What you need to do: Your task is to reproduce, verbatim and without pictures, the lines from the opening of the listing through the line containing "var yMin = 0, yMax = 12.5, yStep = 2.5;".

Recorded information:
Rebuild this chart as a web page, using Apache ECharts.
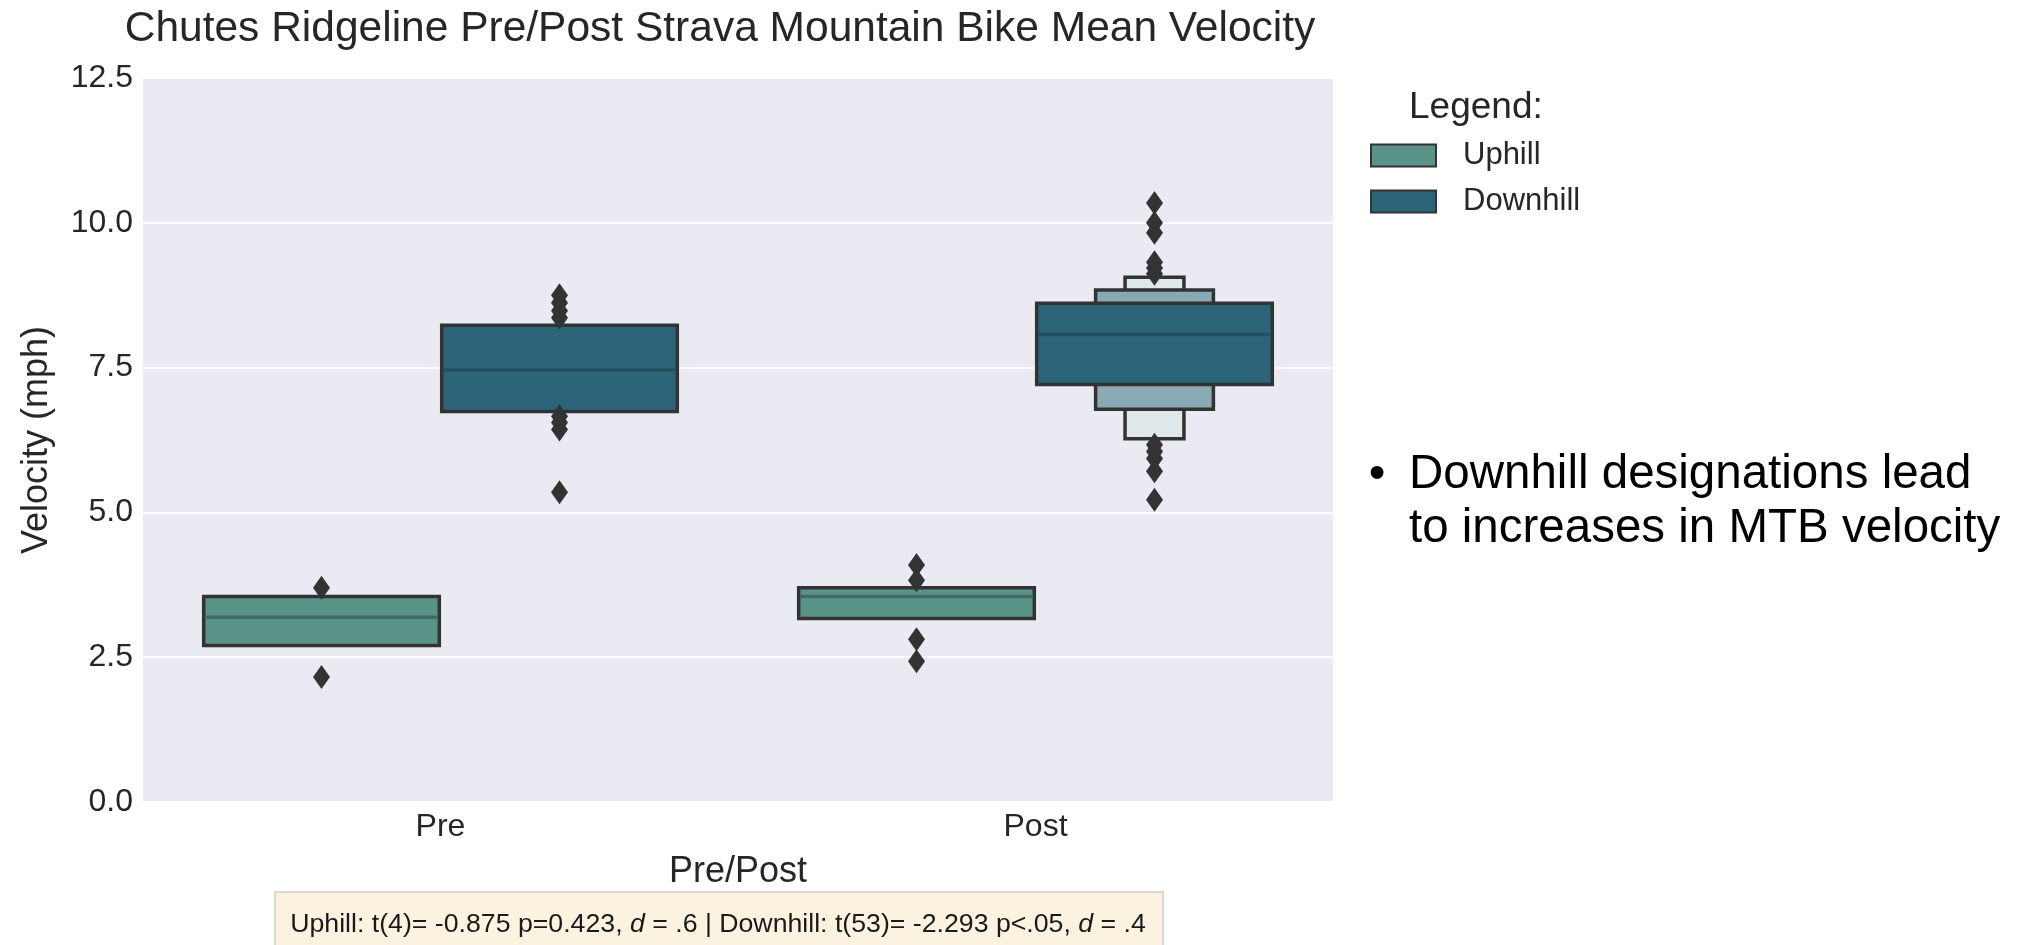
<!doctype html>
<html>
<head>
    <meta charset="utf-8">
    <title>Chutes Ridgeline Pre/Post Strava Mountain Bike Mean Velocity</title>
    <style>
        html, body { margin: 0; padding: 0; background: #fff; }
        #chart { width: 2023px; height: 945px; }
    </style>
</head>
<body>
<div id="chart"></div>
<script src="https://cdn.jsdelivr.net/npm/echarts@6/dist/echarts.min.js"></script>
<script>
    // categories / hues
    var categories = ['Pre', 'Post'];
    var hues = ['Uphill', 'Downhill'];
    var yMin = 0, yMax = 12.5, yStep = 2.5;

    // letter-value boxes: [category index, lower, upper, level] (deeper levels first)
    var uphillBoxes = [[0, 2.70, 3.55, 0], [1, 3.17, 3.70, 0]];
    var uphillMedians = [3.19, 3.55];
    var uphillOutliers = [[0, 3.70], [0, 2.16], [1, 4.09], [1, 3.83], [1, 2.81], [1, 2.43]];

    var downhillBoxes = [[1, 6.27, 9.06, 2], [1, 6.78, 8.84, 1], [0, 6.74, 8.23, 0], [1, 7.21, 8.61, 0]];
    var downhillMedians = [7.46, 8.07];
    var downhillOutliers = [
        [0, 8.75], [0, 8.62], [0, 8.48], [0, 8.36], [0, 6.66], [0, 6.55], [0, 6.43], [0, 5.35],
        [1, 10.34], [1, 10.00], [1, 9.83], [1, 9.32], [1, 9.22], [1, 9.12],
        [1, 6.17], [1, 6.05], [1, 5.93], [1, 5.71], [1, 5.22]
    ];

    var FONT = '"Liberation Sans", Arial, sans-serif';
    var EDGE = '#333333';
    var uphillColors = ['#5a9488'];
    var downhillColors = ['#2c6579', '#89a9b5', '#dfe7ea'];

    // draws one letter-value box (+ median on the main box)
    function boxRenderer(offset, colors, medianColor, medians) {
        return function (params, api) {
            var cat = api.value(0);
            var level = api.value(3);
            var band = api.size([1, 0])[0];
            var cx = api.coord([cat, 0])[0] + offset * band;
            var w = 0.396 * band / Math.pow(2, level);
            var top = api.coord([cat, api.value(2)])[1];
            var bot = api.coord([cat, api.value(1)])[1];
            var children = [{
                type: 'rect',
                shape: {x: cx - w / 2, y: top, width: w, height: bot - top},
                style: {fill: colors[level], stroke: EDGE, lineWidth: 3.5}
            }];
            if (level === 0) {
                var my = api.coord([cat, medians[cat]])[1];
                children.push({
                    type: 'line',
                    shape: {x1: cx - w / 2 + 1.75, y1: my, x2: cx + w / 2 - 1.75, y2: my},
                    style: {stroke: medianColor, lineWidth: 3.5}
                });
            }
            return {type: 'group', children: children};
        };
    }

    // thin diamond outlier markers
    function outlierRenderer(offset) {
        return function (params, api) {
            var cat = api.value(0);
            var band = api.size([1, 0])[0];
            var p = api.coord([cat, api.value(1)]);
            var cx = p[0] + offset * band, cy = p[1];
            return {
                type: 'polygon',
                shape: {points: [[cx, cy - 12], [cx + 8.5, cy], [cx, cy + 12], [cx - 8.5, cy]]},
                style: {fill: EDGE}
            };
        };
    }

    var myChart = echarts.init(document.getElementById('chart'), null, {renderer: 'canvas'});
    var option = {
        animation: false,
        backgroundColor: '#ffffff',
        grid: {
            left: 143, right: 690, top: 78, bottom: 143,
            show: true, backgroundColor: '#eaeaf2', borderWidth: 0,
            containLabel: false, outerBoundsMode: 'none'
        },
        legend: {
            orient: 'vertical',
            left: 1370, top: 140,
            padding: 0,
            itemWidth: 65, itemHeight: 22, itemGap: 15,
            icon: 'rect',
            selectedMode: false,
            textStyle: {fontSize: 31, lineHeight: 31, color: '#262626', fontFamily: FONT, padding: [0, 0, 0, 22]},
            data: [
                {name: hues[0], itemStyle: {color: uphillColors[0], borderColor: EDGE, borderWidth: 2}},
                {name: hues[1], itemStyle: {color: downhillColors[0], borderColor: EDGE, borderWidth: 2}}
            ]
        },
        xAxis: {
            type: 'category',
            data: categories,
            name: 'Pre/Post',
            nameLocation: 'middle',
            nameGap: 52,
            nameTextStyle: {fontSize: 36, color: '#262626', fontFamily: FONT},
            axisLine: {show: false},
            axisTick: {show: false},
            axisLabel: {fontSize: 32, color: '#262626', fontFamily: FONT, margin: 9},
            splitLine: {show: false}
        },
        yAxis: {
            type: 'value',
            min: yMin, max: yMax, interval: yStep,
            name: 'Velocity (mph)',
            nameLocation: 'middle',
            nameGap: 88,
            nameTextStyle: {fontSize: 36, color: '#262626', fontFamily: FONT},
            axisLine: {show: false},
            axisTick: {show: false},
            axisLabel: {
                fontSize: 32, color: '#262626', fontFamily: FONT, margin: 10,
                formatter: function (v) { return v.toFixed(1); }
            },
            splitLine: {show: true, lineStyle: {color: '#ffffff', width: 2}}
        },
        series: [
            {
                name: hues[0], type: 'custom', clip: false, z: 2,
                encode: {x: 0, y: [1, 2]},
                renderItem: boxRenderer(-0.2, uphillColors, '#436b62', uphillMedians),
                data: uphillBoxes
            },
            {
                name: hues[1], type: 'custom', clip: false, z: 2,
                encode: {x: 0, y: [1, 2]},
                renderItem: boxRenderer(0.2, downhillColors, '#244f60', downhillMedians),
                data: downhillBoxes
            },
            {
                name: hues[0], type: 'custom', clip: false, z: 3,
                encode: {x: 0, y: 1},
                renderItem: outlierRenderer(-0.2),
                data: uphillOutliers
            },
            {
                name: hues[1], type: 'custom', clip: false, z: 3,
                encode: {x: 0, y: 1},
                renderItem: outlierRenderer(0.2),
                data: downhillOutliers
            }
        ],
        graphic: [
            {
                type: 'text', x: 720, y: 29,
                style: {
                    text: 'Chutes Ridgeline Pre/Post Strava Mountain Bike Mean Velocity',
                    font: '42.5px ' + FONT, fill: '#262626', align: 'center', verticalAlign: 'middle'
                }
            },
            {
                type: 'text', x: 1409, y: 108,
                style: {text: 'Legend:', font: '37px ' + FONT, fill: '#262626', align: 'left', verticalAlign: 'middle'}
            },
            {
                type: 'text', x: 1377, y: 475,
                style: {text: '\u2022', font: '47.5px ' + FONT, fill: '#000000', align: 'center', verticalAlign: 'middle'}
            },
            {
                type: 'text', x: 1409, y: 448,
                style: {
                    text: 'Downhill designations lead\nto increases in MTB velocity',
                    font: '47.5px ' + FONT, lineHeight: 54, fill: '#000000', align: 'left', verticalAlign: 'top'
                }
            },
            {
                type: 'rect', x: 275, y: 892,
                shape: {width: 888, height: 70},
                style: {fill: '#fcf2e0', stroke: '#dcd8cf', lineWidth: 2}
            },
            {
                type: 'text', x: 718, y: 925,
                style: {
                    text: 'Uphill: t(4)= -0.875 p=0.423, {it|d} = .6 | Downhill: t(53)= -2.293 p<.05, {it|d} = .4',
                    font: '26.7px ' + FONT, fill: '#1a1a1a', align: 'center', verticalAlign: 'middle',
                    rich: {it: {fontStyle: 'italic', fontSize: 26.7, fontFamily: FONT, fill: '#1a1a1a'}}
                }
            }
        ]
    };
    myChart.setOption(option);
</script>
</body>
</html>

Right answer:
Rebuild this chart as a web page, using Apache ECharts.
<!doctype html>
<html>
<head>
    <meta charset="utf-8">
    <title>Chutes Ridgeline Pre/Post Strava Mountain Bike Mean Velocity</title>
    <style>
        html, body { margin: 0; padding: 0; background: #fff; }
        #chart { width: 2023px; height: 945px; }
    </style>
</head>
<body>
<div id="chart"></div>
<script src="https://cdn.jsdelivr.net/npm/echarts@6/dist/echarts.min.js"></script>
<script>
    // categories / hues
    var categories = ['Pre', 'Post'];
    var hues = ['Uphill', 'Downhill'];
    var yMin = 0, yMax = 12.5, yStep = 2.5;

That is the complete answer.